WORK TO BE COMPLETED
Transcribe everything in the data word for word. Pictures are left out.

··· DATA RECORDS ···

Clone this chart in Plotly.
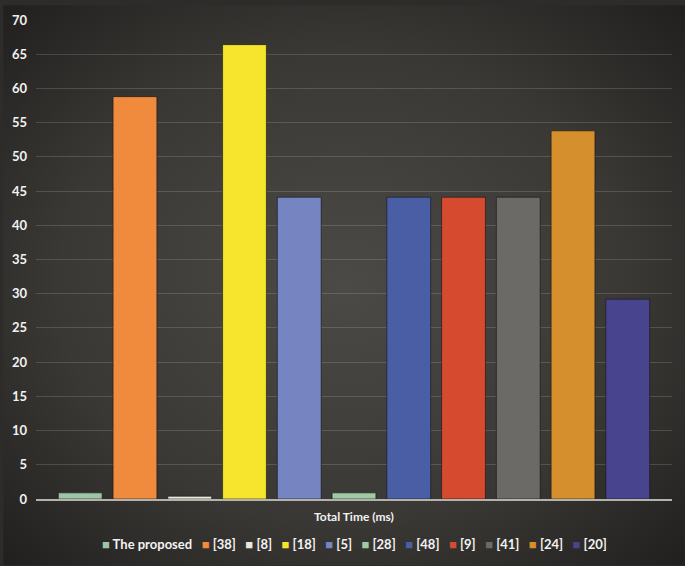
import base64
import plotly.graph_objects as go

category = ["Total Time (ms)"]
series = ["The proposed", "[38]", "[8]", "[18]", "[5]", "[28]", "[48]", "[9]", "[41]", "[24]", "[20]"]
values = [0.9, 58.8, 0.4, 66.4, 44.1, 0.9, 44.1, 44.1, 44.1, 53.8, 29.2]
colors = ["#9cc6a6", "#f08a3c", "#ebe7dc", "#f6e52c", "#7684c2", "#a0caa2",
          "#4a5ea6", "#d64a30", "#6c6a66", "#d58f2c", "#48458e"]
y_ticks = list(range(0, 75, 5))

W, H = 685, 566
L, R, T, B = 33, 13, 15, 67

# dark radial background like the original office-style chart
svg = f'''<svg xmlns="http://www.w3.org/2000/svg" width="{W}" height="{H}" viewBox="0 0 {W} {H}" preserveAspectRatio="none">
<defs><radialGradient id="g" cx="50%" cy="50%" r="70%">
<stop offset="0%" stop-color="#4c4a47"/><stop offset="60%" stop-color="#3a3835"/>
<stop offset="100%" stop-color="#22201e"/></radialGradient></defs>
<rect width="{W}" height="{H}" fill="url(#g)"/></svg>'''
bg = "data:image/svg+xml;base64," + base64.b64encode(svg.encode()).decode()

fig = go.Figure()
for name, v, c in zip(series, values, colors):
    fig.add_trace(go.Bar(x=category, y=[v], name=name, showlegend=False,
                         marker=dict(color=c, line=dict(color="rgba(20,20,20,0.6)", width=1))))

pw, ph = W - L - R, H - T - B
fig.add_layout_image(source=bg, xref="paper", yref="paper", x=-L / pw, y=1 + T / ph,
                     sizex=W / pw, sizey=H / ph, sizing="stretch", layer="below")

# legend drawn as one line of text with coloured squares
legend_txt = "&nbsp;&nbsp;&nbsp;".join(
    f"<span style='color:{c}'>■</span> {n}" for n, c in zip(series, colors))
fig.add_annotation(text=legend_txt, xref="paper", yref="paper", x=0.5, y=(B - 22) / -ph,
                   xanchor="center", yanchor="middle", showarrow=False,
                   font=dict(size=13, color="#f2f2f2", weight="bold"))

fig.update_layout(
    width=W, height=H,
    margin=dict(l=L, r=R, t=T, b=B),
    paper_bgcolor="#2e2c2a", plot_bgcolor="rgba(0,0,0,0)",
    barmode="group", bargap=0.053, bargroupgap=0.2,
    font=dict(family="Lato", color="#f2f2f2", size=12, weight="bold"),
    showlegend=False,
)
fig.update_xaxes(showgrid=False, showline=True, linecolor="#b4b2ac", linewidth=2,
                 ticks="", ticklabelstandoff=6,
                 tickfont=dict(size=12, color="#f2f2f2", weight="bold"))
fig.update_yaxes(range=[0, 70], tickvals=y_ticks, showgrid=True,
                 gridcolor="rgba(255,255,255,0.15)", gridwidth=1, zeroline=False,
                 showline=False, ticks="", ticklabelstandoff=8,
                 tickfont=dict(size=13, color="#f2f2f2", weight="bold"))

fig.write_html("out.html", config={"displayModeBar": False},
               post_script="document.body.style.margin='0px';")
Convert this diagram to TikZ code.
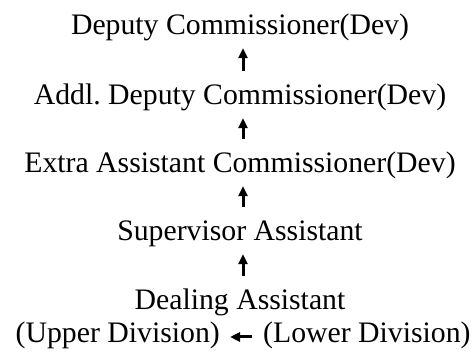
\documentclass[tikz,border=0pt]{standalone}
\usepackage{fontspec}
\setmainfont{Liberation Serif}
\usepackage{tikz}
\usetikzlibrary{arrows.meta}

\begin{document}
\begin{tikzpicture}[x=1pt,y=1pt,
  rank/.style={inner sep=0pt,text height=21pt,text depth=7pt,anchor=base,
    font=\fontsize{29.75pt}{33pt}\selectfont},
  uparrow/.style={line width=3pt,-{Triangle[length=10pt,width=9pt]},
    shorten >=6pt,shorten <=13pt},
  sidearrow/.style={line width=3pt,-{Triangle[length=10pt,width=9pt]},
    shorten >=10pt,shorten <=11pt}]
\useasboundingbox (0,0) rectangle (473,352);

\node[rank] (dc) at (240,317) {Deputy Commissioner(Dev)};
\node[rank] (adc) at (240,247) {Addl.\ Deputy Commissioner(Dev)};
\node[rank] (eac) at (240,179) {Extra Assistant Commissioner(Dev)};
\node[rank] (sa) at (240,111) {Supervisor Assistant};
\node[rank] (da) at (240,42) {Dealing Assistant};

\node[rank,anchor=base east] (ud) at (220,9) {(Upper Division)};
\node[rank,anchor=base west] (ld) at (263,9) {(Lower Division)};

\draw[uparrow] ([xshift=3pt]adc.north) -- ([xshift=3pt]dc.south);
\draw[uparrow] ([xshift=3pt]eac.north) -- ([xshift=3pt]adc.south);
\draw[uparrow] ([xshift=3pt]sa.north) -- ([xshift=3pt]eac.south);
\draw[uparrow] ([xshift=3pt]da.north) -- ([xshift=3pt]sa.south);

\draw[sidearrow] ([yshift=-1pt]ld.west) -- ([yshift=-1pt]ud.east);

\end{tikzpicture}
\end{document}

···

RESULT
Clone this chart in Plotly.
import base64
import plotly.graph_objects as go

category = ["Total Time (ms)"]
series = ["The proposed", "[38]", "[8]", "[18]", "[5]", "[28]", "[48]", "[9]", "[41]", "[24]", "[20]"]
values = [0.9, 58.8, 0.4, 66.4, 44.1, 0.9, 44.1, 44.1, 44.1, 53.8, 29.2]
colors = ["#9cc6a6", "#f08a3c", "#ebe7dc", "#f6e52c", "#7684c2", "#a0caa2",
          "#4a5ea6", "#d64a30", "#6c6a66", "#d58f2c", "#48458e"]
y_ticks = list(range(0, 75, 5))

W, H = 685, 566
L, R, T, B = 33, 13, 15, 67

# dark radial background like the original office-style chart
svg = f'''<svg xmlns="http://www.w3.org/2000/svg" width="{W}" height="{H}" viewBox="0 0 {W} {H}" preserveAspectRatio="none">
<defs><radialGradient id="g" cx="50%" cy="50%" r="70%">
<stop offset="0%" stop-color="#4c4a47"/><stop offset="60%" stop-color="#3a3835"/>
<stop offset="100%" stop-color="#22201e"/></radialGradient></defs>
<rect width="{W}" height="{H}" fill="url(#g)"/></svg>'''
bg = "data:image/svg+xml;base64," + base64.b64encode(svg.encode()).decode()

fig = go.Figure()
for name, v, c in zip(series, values, colors):
    fig.add_trace(go.Bar(x=category, y=[v], name=name, showlegend=False,
                         marker=dict(color=c, line=dict(color="rgba(20,20,20,0.6)", width=1))))

pw, ph = W - L - R, H - T - B
fig.add_layout_image(source=bg, xref="paper", yref="paper", x=-L / pw, y=1 + T / ph,
                     sizex=W / pw, sizey=H / ph, sizing="stretch", layer="below")

# legend drawn as one line of text with coloured squares
legend_txt = "&nbsp;&nbsp;&nbsp;".join(
    f"<span style='color:{c}'>■</span> {n}" for n, c in zip(series, colors))
fig.add_annotation(text=legend_txt, xref="paper", yref="paper", x=0.5, y=(B - 22) / -ph,
                   xanchor="center", yanchor="middle", showarrow=False,
                   font=dict(size=13, color="#f2f2f2", weight="bold"))

fig.update_layout(
    width=W, height=H,
    margin=dict(l=L, r=R, t=T, b=B),
    paper_bgcolor="#2e2c2a", plot_bgcolor="rgba(0,0,0,0)",
    barmode="group", bargap=0.053, bargroupgap=0.2,
    font=dict(family="Lato", color="#f2f2f2", size=12, weight="bold"),
    showlegend=False,
)
fig.update_xaxes(showgrid=False, showline=True, linecolor="#b4b2ac", linewidth=2,
                 ticks="", ticklabelstandoff=6,
                 tickfont=dict(size=12, color="#f2f2f2", weight="bold"))
fig.update_yaxes(range=[0, 70], tickvals=y_ticks, showgrid=True,
                 gridcolor="rgba(255,255,255,0.15)", gridwidth=1, zeroline=False,
                 showline=False, ticks="", ticklabelstandoff=8,
                 tickfont=dict(size=13, color="#f2f2f2", weight="bold"))

fig.write_html("out.html", config={"displayModeBar": False},
               post_script="document.body.style.margin='0px';")
Convert this diagram to TikZ code.
\documentclass[tikz,border=0pt]{standalone}
\usepackage{fontspec}
\setmainfont{Liberation Serif}
\usepackage{tikz}
\usetikzlibrary{arrows.meta}

\begin{document}
\begin{tikzpicture}[x=1pt,y=1pt,
  rank/.style={inner sep=0pt,text height=21pt,text depth=7pt,anchor=base,
    font=\fontsize{29.75pt}{33pt}\selectfont},
  uparrow/.style={line width=3pt,-{Triangle[length=10pt,width=9pt]},
    shorten >=6pt,shorten <=13pt},
  sidearrow/.style={line width=3pt,-{Triangle[length=10pt,width=9pt]},
    shorten >=10pt,shorten <=11pt}]
\useasboundingbox (0,0) rectangle (473,352);

\node[rank] (dc) at (240,317) {Deputy Commissioner(Dev)};
\node[rank] (adc) at (240,247) {Addl.\ Deputy Commissioner(Dev)};
\node[rank] (eac) at (240,179) {Extra Assistant Commissioner(Dev)};
\node[rank] (sa) at (240,111) {Supervisor Assistant};
\node[rank] (da) at (240,42) {Dealing Assistant};

\node[rank,anchor=base east] (ud) at (220,9) {(Upper Division)};
\node[rank,anchor=base west] (ld) at (263,9) {(Lower Division)};

\draw[uparrow] ([xshift=3pt]adc.north) -- ([xshift=3pt]dc.south);
\draw[uparrow] ([xshift=3pt]eac.north) -- ([xshift=3pt]adc.south);
\draw[uparrow] ([xshift=3pt]sa.north) -- ([xshift=3pt]eac.south);
\draw[uparrow] ([xshift=3pt]da.north) -- ([xshift=3pt]sa.south);

\draw[sidearrow] ([yshift=-1pt]ld.west) -- ([yshift=-1pt]ud.east);

\end{tikzpicture}
\end{document}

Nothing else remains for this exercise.